The Scandinavian success story is not limited to democracy. Finland and Denmark ranked No. 1 and No. 2 in the Ranking of World Happiness in 2019-21 (Sweden was No. 7 and Norway No. 8). A 2019 ranking listed Sweden, Denmark and Norway as the best countries for women. The region’s generous welfare system has been supported by high income taxes and steep sales taxes but also by broad popular consensus.

Mr. Elklit said the prevailing consensus culture emerged from a long history of popular movements — farmers’ organizations, trade unions, production cooperatives, which have had to compromise and cooperate to succeed. “It has created a mindset that says we have to work together,” he said.

Scandinavia’s social trust — and the institutions that it supports — has been tested in the last 20 years by a steep rise in immigration, particularly in Sweden, where in 2021 some 20 percent of the population is foreign born, a percentage greater than in the United States. In 2015, when more than a million Syrian refugees poured into Europe, Sweden accepted the most per capita of any country in the European Union.

Efforts to integrate these new arrivals — many from the Middle East and Africa — have not always been successful, and immigration has helped fuel the rise of Sweden’s far-right party, the Sweden Democrats, which scored 20.6 percent in last month’s elections, giving it a crucial role in the new minority right-wing government.

The issue is less acute in Denmark, where foreign-born citizens are about 8 to 10 percent of the population but, according to Mr. Elklit, political parties across the spectrum there too are promising to limit immigration.

This has taken a toll on the region’s consensus-driven politics. “The relative steep increase in foreign born in Sweden and Denmark — to a much lesser extent in Norway and Finland — has led to a lower level of trust,” Mr. Lindberg said.

Still, Mr. Holmberg argues that Sweden’s increasingly diverse population has not had a significant impact on social trust, although he noted that supporters of the far-right Sweden Democrats tend to be less trusting of others and of institutions. “So there is some reason for worrying,” he said.

Like the rest of the world, Scandinavia has also seen a rise in the spread of disinformation, both home grown and imported, which represents a “huge challenge,” Mr. Lindberg said. “But the resilience is good up to this point, and we are happy about that.”

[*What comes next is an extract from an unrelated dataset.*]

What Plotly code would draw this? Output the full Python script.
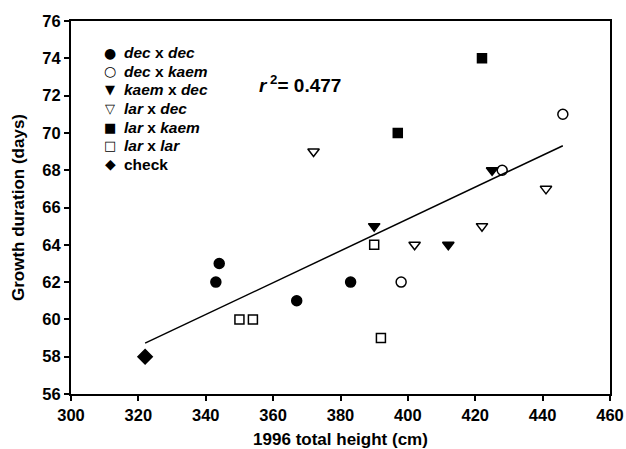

Mr. Elklit has had firsthand experience trying to export Scandinavia’s democratic models. As a consultant to the Danish government, he traveled to Africa and Asia to offer advice on election procedures. Not many efforts were successful, he said.

“The Danish electoral system might be useful, but it was developed over many years, roughly from 1850 to 1920,” he said. “But in developing countries, they don’t want to wait 70 years, they want it overnight, but that’s not possible. You need to develop a political culture.”

When Sweden joined the European Union in 1995, there were hopes that it would use its new membership to promote its social welfare model across Europe. “So far, we have not been successful,” Mr. Holmberg said.